— DATASET EXTRACT —
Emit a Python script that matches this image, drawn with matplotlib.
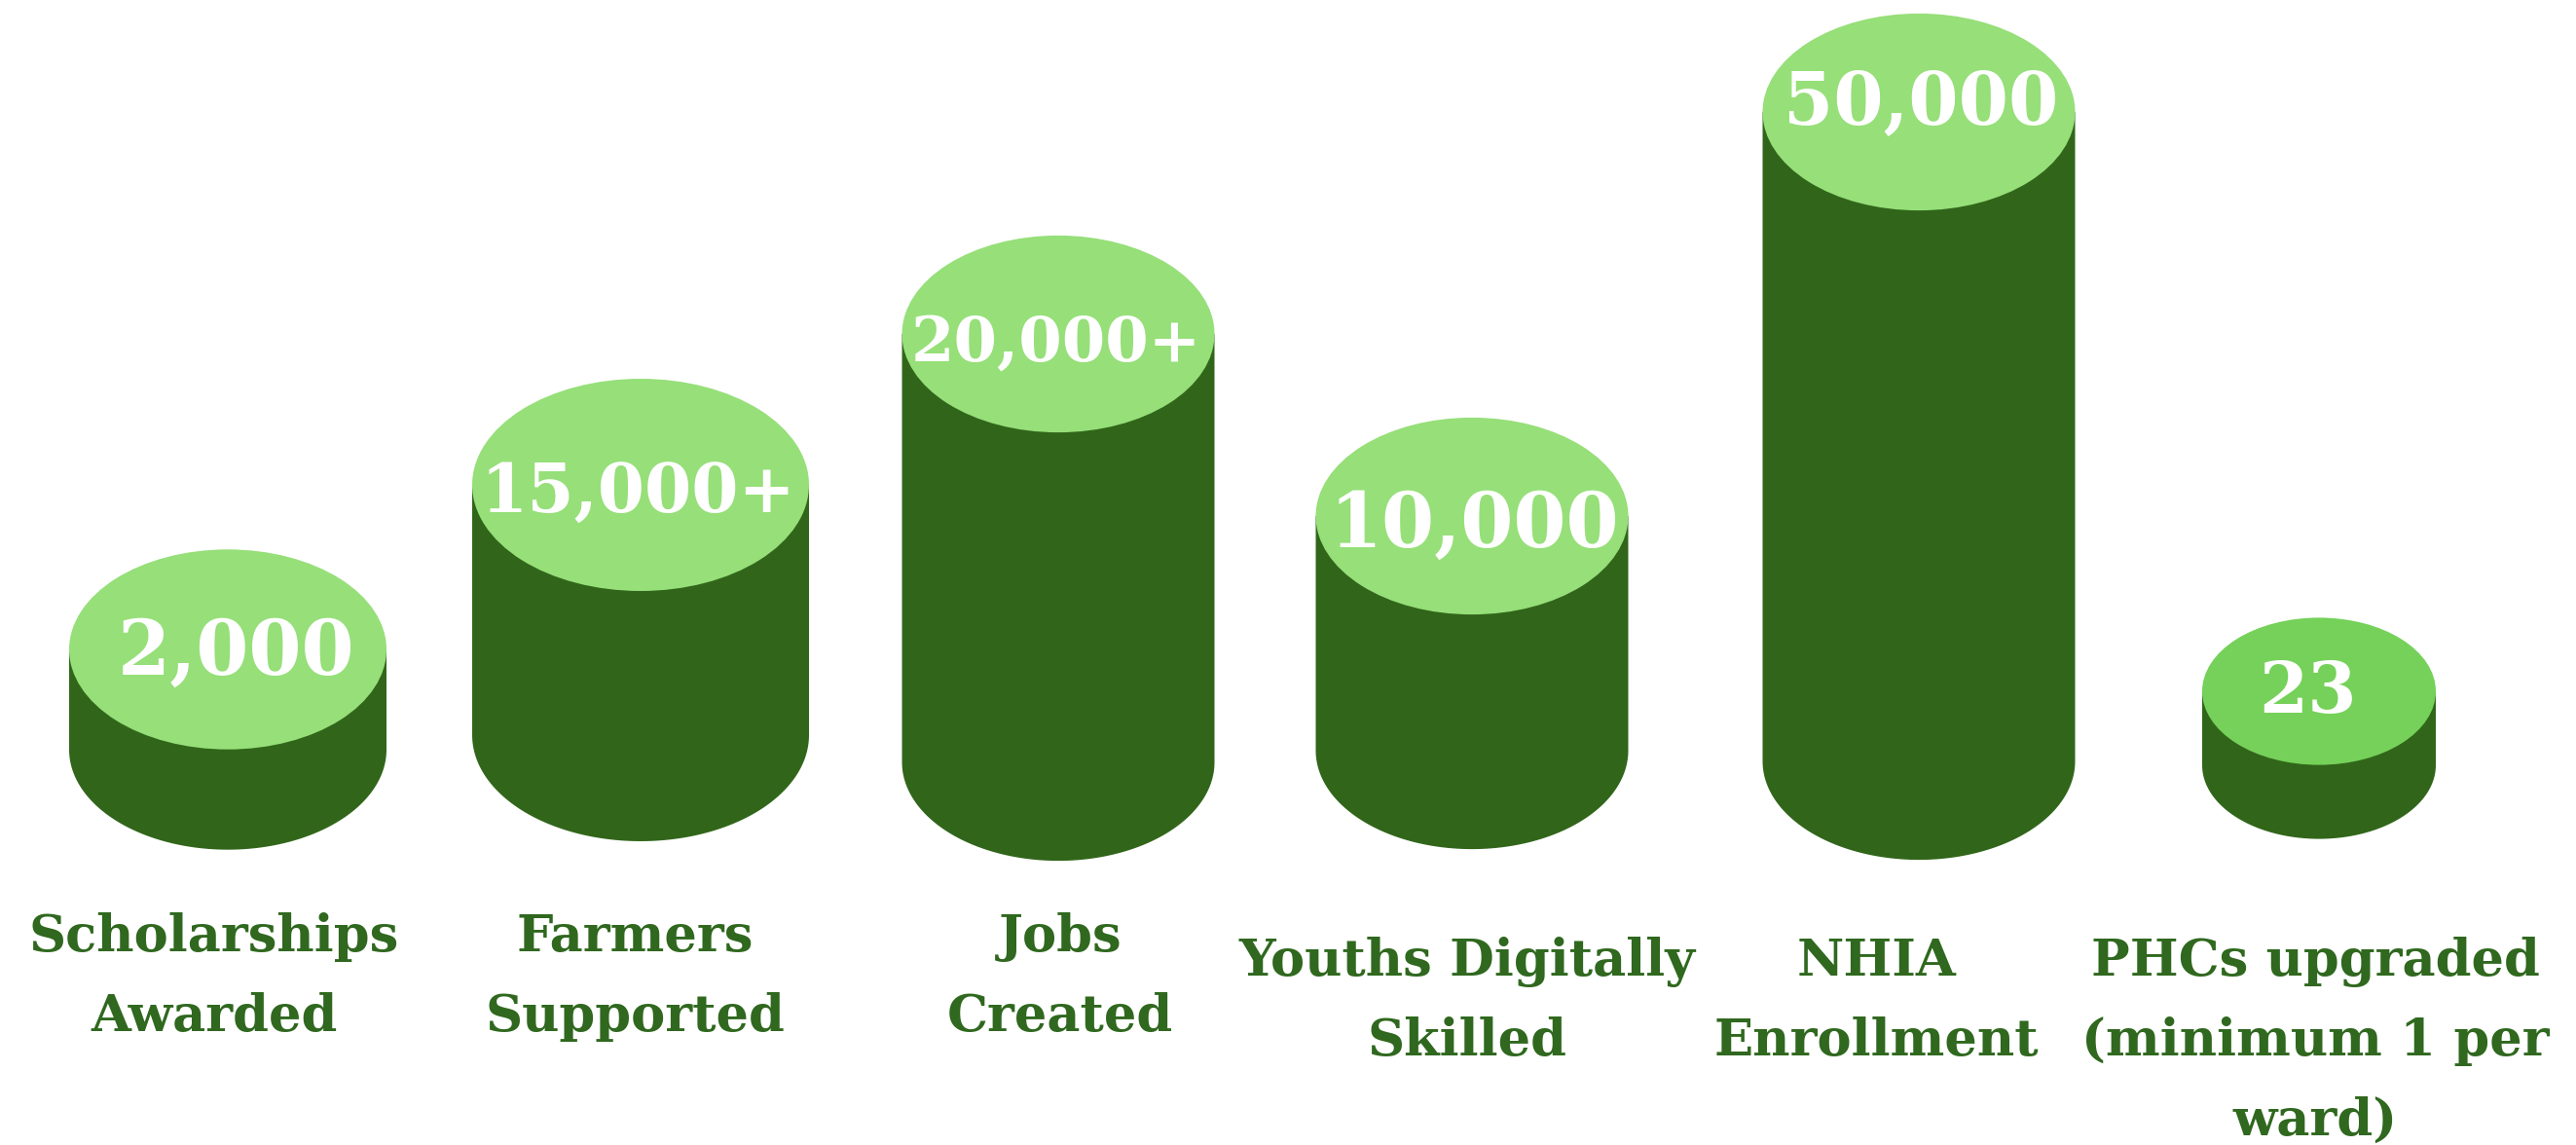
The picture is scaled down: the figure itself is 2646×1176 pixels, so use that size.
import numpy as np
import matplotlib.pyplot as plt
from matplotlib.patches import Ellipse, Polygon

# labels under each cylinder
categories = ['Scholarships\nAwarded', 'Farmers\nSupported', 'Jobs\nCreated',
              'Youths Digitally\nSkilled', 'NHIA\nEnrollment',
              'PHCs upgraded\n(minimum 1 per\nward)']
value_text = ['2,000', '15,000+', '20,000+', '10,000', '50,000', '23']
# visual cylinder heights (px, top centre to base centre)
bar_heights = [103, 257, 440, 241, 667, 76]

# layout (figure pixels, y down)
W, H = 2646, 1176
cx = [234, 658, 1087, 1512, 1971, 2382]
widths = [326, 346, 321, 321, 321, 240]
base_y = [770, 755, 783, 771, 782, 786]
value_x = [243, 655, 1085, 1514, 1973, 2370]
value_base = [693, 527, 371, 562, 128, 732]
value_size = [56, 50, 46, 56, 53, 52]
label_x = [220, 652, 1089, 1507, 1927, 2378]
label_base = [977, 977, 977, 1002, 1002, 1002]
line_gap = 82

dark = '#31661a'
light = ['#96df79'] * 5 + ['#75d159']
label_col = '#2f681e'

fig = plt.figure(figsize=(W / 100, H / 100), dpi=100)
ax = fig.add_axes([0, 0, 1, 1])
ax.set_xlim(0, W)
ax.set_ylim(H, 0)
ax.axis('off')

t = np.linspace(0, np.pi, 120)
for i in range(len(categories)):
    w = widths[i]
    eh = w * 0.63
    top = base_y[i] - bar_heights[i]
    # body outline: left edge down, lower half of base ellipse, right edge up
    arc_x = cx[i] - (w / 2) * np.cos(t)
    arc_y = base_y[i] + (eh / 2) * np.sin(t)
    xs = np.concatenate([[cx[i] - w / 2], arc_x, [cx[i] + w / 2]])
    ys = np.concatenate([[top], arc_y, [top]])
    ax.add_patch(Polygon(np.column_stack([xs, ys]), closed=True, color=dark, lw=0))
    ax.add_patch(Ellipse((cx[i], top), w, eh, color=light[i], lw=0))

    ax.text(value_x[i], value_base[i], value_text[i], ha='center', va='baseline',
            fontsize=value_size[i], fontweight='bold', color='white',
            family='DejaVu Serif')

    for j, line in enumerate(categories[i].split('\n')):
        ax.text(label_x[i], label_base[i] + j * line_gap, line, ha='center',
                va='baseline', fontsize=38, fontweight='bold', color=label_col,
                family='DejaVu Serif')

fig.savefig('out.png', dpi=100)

— EXERCISE —
Repeat word for word the lines from the line with "The picture is" to the line with "from matplotlib.patches import", both lines included.

— SOLUTION TO THIS PROBLEM —
The picture is scaled down: the figure itself is 2646×1176 pixels, so use that size.
import numpy as np
import matplotlib.pyplot as plt
from matplotlib.patches import Ellipse, Polygon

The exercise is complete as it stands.